I sympathise; the cost of beer in pubs is too high. However raising the cost of beer outside pubs is no proper way to solve that problem.
Minimum prices only really affect the low end of the market as the better stuff is priced higher anyway. And that better stuff will probably be cheaper in a large supermarket chain with economies of scale, hundreds of customers per staff member and loss-leading sales strategies (which will still be above minimum price) than a local boozer with personal service and limited purchasing power. No, your "proper lager" will remain expensive and no-one will be better off, except perhaps the supermarkets who can sell the cheap crap for more than they would have gotten away with before.

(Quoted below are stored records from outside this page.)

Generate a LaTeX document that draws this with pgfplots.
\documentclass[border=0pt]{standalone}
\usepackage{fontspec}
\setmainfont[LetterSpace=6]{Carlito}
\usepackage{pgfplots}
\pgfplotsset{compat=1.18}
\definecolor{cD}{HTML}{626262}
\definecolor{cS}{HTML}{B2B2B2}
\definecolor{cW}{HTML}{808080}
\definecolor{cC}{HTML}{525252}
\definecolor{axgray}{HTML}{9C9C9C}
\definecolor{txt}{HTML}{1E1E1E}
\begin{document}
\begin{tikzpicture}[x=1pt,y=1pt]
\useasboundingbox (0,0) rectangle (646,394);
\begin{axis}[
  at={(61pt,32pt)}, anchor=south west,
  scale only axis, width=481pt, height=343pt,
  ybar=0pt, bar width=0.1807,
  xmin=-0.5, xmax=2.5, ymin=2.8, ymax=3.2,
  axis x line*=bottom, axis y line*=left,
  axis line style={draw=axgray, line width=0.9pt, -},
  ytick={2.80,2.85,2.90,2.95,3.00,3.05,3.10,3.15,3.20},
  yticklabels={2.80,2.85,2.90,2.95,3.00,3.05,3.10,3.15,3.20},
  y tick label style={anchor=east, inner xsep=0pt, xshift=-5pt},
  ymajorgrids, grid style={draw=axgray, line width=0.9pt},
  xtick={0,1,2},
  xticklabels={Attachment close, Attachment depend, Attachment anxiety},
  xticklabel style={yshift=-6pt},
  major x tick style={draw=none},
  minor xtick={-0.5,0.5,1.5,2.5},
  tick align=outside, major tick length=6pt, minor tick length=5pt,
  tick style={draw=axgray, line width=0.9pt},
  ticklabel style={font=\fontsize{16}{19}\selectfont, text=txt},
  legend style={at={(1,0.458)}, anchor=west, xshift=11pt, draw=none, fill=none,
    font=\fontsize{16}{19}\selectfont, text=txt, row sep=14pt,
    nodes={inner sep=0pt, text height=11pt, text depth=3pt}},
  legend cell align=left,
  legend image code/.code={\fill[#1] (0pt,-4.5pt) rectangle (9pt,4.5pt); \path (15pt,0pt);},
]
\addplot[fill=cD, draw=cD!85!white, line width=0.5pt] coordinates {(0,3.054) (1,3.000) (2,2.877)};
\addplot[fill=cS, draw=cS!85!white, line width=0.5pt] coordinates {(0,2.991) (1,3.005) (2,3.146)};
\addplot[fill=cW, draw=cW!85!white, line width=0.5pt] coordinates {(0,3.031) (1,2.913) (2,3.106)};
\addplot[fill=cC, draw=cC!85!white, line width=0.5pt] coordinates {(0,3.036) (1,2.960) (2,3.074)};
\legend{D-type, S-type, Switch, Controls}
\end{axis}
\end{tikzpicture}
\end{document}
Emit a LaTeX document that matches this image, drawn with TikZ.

I never got how this was supposed to work - do Tesco simply add £2 on the cost of a £2.50 bottle of wine and take the extra? Or are they forced to give the money to charity/government/manufacturers? Do ALL booze prices go up or only those that fall under the legal threshold... if the latter then this would surely just destroy companies who create budget booze since people would just buy more expensive variants which are no longer more expensive.
If they really want to be radical, ration alcohol sales :) They do this in Dubai actually, it's a rather weird experience buying booze there.
One consequence I've noticed, (in Scotland, even though minimum pricing hasn't even come in yet) is that instead of filling three shelves with boring £4 - £4.50 plonk and half a shelf of more expensive stuff, my local co-op now stocks a wider range of more interesting stuff spread across the £5 - £10 range. Not that wine is the real target, but presumably they realise that no-one is going to buy something that used to cost £3.50 for £4.69 when they can get something that used to cost £4.69 for the same price.
(or maybe they are just upping the prices in advance so we forget what things used to cost).